Speculation about the nature of law has a long and complicated History that has centered almost continuously upon a few principle issues which have formed a constant focus of argument and counter-argument about the nature of law. For instance, Professor Llewellyn says, “what officials do about disputes is the law itself.” The prophesies of what the courts will do are what I mean by the law” Holmes, the path of the law (1920). Statutes are sources of the law, not part of the law itself.” JC Gray, the Nature and Sources of Law. Constitutional law is the positive morality merely” John

Austin, The Province of Jurisprudence Determined. One shall not steal; if somebody steals he shall be punished, if at all existent, the first norm is contained in the second norm which is the only genuine norm. So law is the primary norm which stipulates the sanction.” Hans Kelsen.
General jurisprudence as this philosophical inquiry about the nature of law is called, is meant to be universal. It assumes that law possesses certain features, and it possesses them by its very nature, or essence, as law, whenever and wherever it happens to exist. However, even if there are such universal characteristics of law the reasons for a philosophical interest in elucidating them remain to be explained. Part of what is involved in the understanding of the nature of law consists in an explanation of how law differs from these similar normative domains, how it interacts with them, and whether its intelligibility depends on such other normative orders, like morality or social conventions.

The question what is law brings to the fore some of these complicated issues: `is it a system of rules? Or is it combined with judicial discretion? Or is it organized public opinion? Is it an entity, a thing or even a concept at all? If not then does the question what is law make sense at law. Where does law come from? Can there be law without lawyers and judges? How do we know when a legal question has been answered correctly? What is knowledge of the law knowledge of? Should law be objective? What conditions are sufficient or necessary to make law objective? Is there really a distinct form of legal differ from politics? How do we identify a well functioning system?”
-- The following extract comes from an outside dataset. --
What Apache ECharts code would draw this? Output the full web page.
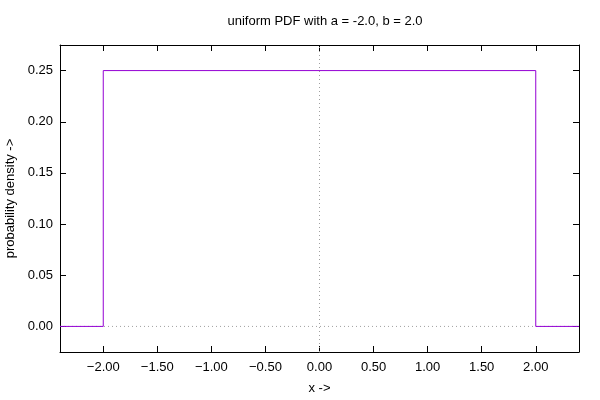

What I think is the most pertinent question in all these queries is does the word law mean the same thing in all these questions and if it does not what is the range of meaning of the word? Why has the question what is law persisted for such a long time? As one writer aptly put it “those people who ask what law, what more do they want to know and what do they want to know it?
As the question has pointed there’s a lot of speculation about the nature of law but some of the salient features that have been identified include:
• Rules forbidding or joining certain type of behavior under penalty.
• Rules requiring people to compensate those they injure in certain ways.
• Rules specifying what must be done to make wills contracts or other arrangements which confers rights and creates obligations.
• Courts determine what rules are and when they have been broken they fix the punishment or compensation.
• A legislature to make new rules, repeal some amend others and abolish the old ones.
Although these are the salient features of law controversy still brews over the degree of importance to attach to these features or even the question of whether these features are supposed to be included in the definition of law.
The reasons for these variations in definition and the persistence of these controversies are:
1. How law differs from and how it’s related to orders backed by threats.
An order backed by threats is also referred as the “key science of jurisprudence” The existence of law means that certain kinds of human conduct are no longer optional but in some sense obligatory. Where one is obliged to comply with a certain rule therein lies the essence of law. Such kinds of obligations are mostly found I peal statutes which declare certain conducts and specifying the punishments to which the offender is liable.
2. How does legal obligations differ and how is it related to moral obligation
Moral conduct is not optional but obligatory. A moral rule imposes obligations and withdraws certain areas of conduct from the option of the individual to do as he likes. Legal systems contain obviously elements closely connected with certain aspect of morality. There’s the difficulty of identifying precisely the relationship between legality and morality and very big temptation of seeing the connection as identity.